If you work fast and prefer floating product with minimal filing, a self-leveling medium-viscosity formula may fit your style. If you want more control in hot environments or on difficult nail shapes, a slightly thicker consistency may serve you better. Tinted builder bases can speed up nude services and camouflage uneven nail tone, but they also demand cleaner application because every placement mistake shows.

This is where shopping from a specialist supplier matters. A curated professional assortment saves time because it filters out random products that do not hold up in advanced services. Nail Master Dallas focuses on authentic tools and performance-driven systems for serious nail techs, which makes a difference when retention and structure are non-negotiable.

Practice with intention

If your builder base work feels inconsistent, do not just do more sets. Slow down and study your pattern. Look at where your apex sits, where your product runs, how your lamp cures, and which clients wear your overlays best.
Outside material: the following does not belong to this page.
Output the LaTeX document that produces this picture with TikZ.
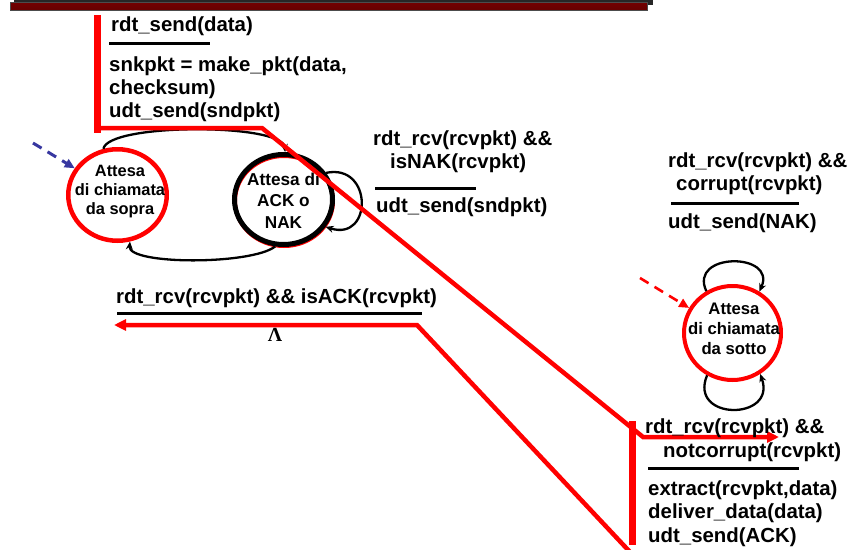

Video your application from the side. Check your finished nail in reflection. Track lifting by area, not just by client complaint. The fastest way to improve is to stop calling every issue random.

Builder base rewards precision. Once your prep is clean, your product amount is controlled, and your structure is balanced for the client in front of you, the service starts looking sharper and wearing longer. That is when builder base stops being just another bottle on your table and becomes one of the most useful systems in your professional lineup.

The best sets are rarely built by rushing. They are built by techs who know exactly why each layer is there.